If we were to compare the use of a dictionary attack with a rainbow table attack we would highlight that while the dictionary attack requires a relatively small wordlist, the rainbow tables are generally a lot bigger, requiring a quite large storage capacity. Rainbow tables must either be downloaded or generated in advance of the attack, and this may take quite a long time depending on your download speed and the system you are using. It is important to be aware that attackers with ill intentions probably would invest a big effort to recover the password. Another observation is that when it comes to cracking passwords with the use of rainbow tables, it does not matter if the password is strong or weak as long as the password is within the requirements sat for the particular rainbow tables.

The password as an authentication mechanism is headed for obsolesce, as the password lengths required to thwart rainbow table attacks are rapidly approaching unmanageable (or unrememberable) proportions. If you are still using the LM hash on your laptop, you might as well put your password in a clear text file and call it “password.txt” - according to our results, anyone who wants your password will have it by the end of the working day.

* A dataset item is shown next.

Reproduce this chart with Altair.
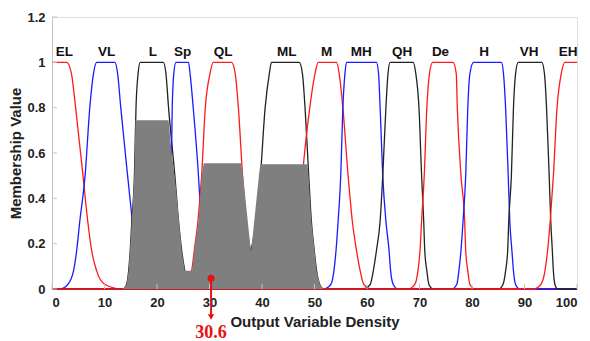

Even though we were not able to crack all the NT hashes, it seems that it is only a matter of time before rainbow tables for all practical password lengths will be generally available also for the NT hash (Garfinkel, 2003).

An obvious opportunity for further work would be to employ rainbow tables for MD5 to see how a vanilla Linux distribution bears up under a cracking attack. It could also be interesting to see if discovered MD5 vulnerabilities could be translated into a practical attack. More fundamental contributions could be made in finding alternatives to passwords that are more secure, but with the same level of social acceptance and ease of use.

Question 2

In today's world, security is a very big concern, and passwords are the primary method of authentication for computer systems. Strong passwords are a must, as are strong encryption algorithms to store those passwords, since they must ultimately be stored somewhere, in order for a user to authenticate to a computer system. This document analyzes the Windows NT implementation of passwords, both native and LAN Manager (Windows 95 compatible), Linux and UNIX passwords, including MD5, DES, Blowfish, and Shadow password files, and the authentication methods of each system. According to Robert Morris, the original author of the crypt (3) function, the original algorithm used in crypt (3) was far too fast, so a slower algorithm needed to be created (Dulaunoy, 2007). This was DES, standardized by the National Bureau of Standards (now the National Institute of Standards and Technology) and designed to be slow when implemented in software. The Data Encryption Standard was first developed in 1988 and later revised in 1993 to fix some ...